The Hillside Home School II was originally designed by architect Frank Lloyd Wright in 1901 for his aunts Jane and Ellen C. Lloyd Jones in the town of Wyoming, Wisconsin. The Lloyd Jones sisters commissioned the building to provide classrooms for their school, also known as the Hillside Home School. The Hillside Home School structure is on the Taliesin estate, which was declared a National Historic Landmark in 1976. There are four other Wright-designed buildings on the estate : the Romeo and Juliet Windmill tower, Tan-y-Deri, Midway Barn, and Wright's home, Taliesin.
The Elizabeth Murphy House is an American System-Built Home (ASBH), Model A203, designed by Frank Lloyd Wright, and located in the Village of Shorewood near Milwaukee, Wisconsin. The house takes its name from Shorewoodian Elizabeth Murphy, wife of loan broker Lawrence Murphy, who purchased a lot as an investment on which to build the house speculatively, and who contracted with Herman F. Krause Jr., a local carpenter, to build the house in 1917 according to plans supplied by Frank Lloyd Wright via Wright's marketing agent for ASBH projects, the Arthur L. Richards Company.

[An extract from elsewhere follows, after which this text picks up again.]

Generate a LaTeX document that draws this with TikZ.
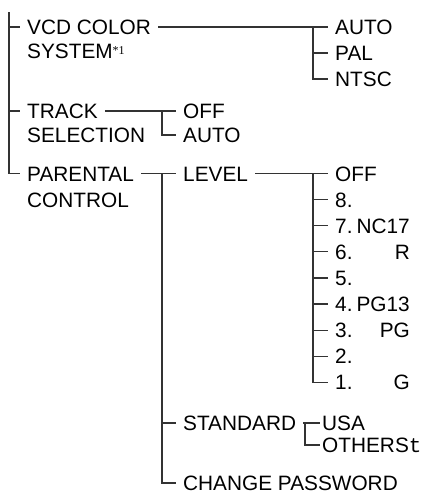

The William E. Martin House is a Prairie style home designed in 1902 by American architect Frank Lloyd Wright in the Chicago suburb of Oak Park, Illinois, United States. W.E. Martin was inspired to commission Wright for a home after he and his brother, Darwin D. Martin drove around Oak Park looking at Wright's homes. After meeting with Wright, William Martin excitedly wrote his brother, "I've been—seen—talked to, admired, one of nature's noblemen—Frank Lloyd Wright."
Ocotillo was a temporary camp in Ahwatukee, Phoenix designed by American architect Frank Lloyd Wright and constructed in late-January/early-February 1929 by his draftsmen. The camp buildings, made out of wood and canvas, were intended by the architect to provide living and working spaces for himself and his draftsmen while they worked on a project for promoter, hotelier and entrepreneur, Dr. Alexander John Chandler. Chandler allowed Wright to use part of his land on which to construct the camp.
The George Blossom House in Chicago was designed by architect Frank Lloyd Wright in 1892, while Wright was still working in the firm of Adler and Sullivan. As Wright was working as a draftsman for Adler and Sullivan, he was forbidden from taking outside commissions. He later referred to these designs as his "bootleg houses".